Daisy, I wonder if a little bit of seed money might help your cooperative. You have my e-mail address, so if the answer is yes, please let me know. My friends in another country might be able to send along a couple hundred dollars. If this is not what you need, please let me know. Wishing you the best.
Dear Daisy, I am stunned and delighted that you’ve taken the plunge and began organizing what apparently is a “Rochdale-type” consumer coop. This confirms my earlier sense that you have a magnificient heart, and might develop a cooperative movement in Cuba that can help “perfect” Cuban socialism. If I can ever help in any way, please don’t hesitate to ask.
Robert Owen tried in the early 1800s to supplement his compassionate treatment of textile workers under him with a form of retail consumer cooperatives. These did help the workers, but they had a flaw that eventually led to their demise. Owen granted credit to working families for consumer goods. Most of these families paid their bills honorably, but enough defaulted to cause the coops to go out of business.
Years later in 1844, in Rochdale, England, out-of-work wool workers founded a consumer cooperative retail store on Toad Lane. One of their ironclad rules (in order to defend their business) was “cash trading only.” No credit would be allowed, but purchases would be kept track of and dividends based on the amount purchased would be distributed back to the consumer owners. This store was spectacularly successful, and cause a mass movement in England and Ireland, and in many countries.
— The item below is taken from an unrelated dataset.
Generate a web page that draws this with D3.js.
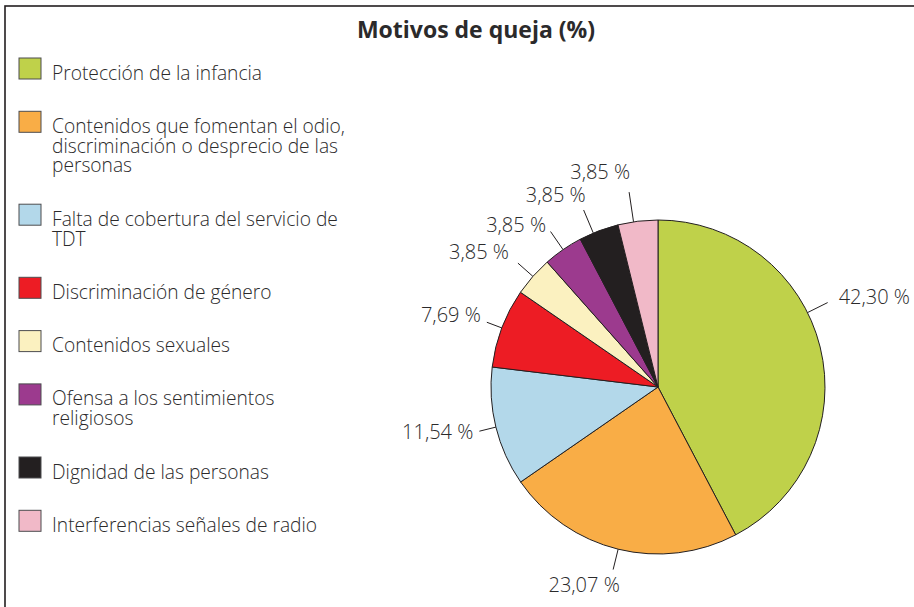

The Rochdale model still is practiced in many countries. We have one in Santa Monica. But they are not worker owned, and this is their main flaw. As these coops succeed, the managers begin to stand in the same relation to store workers as capitalists stand in relation to workers in regular enterprise. But, Daisy, don’t let this discourage you. Just be aware that you are “re-inventing the wheel,” and there may be drawbacks.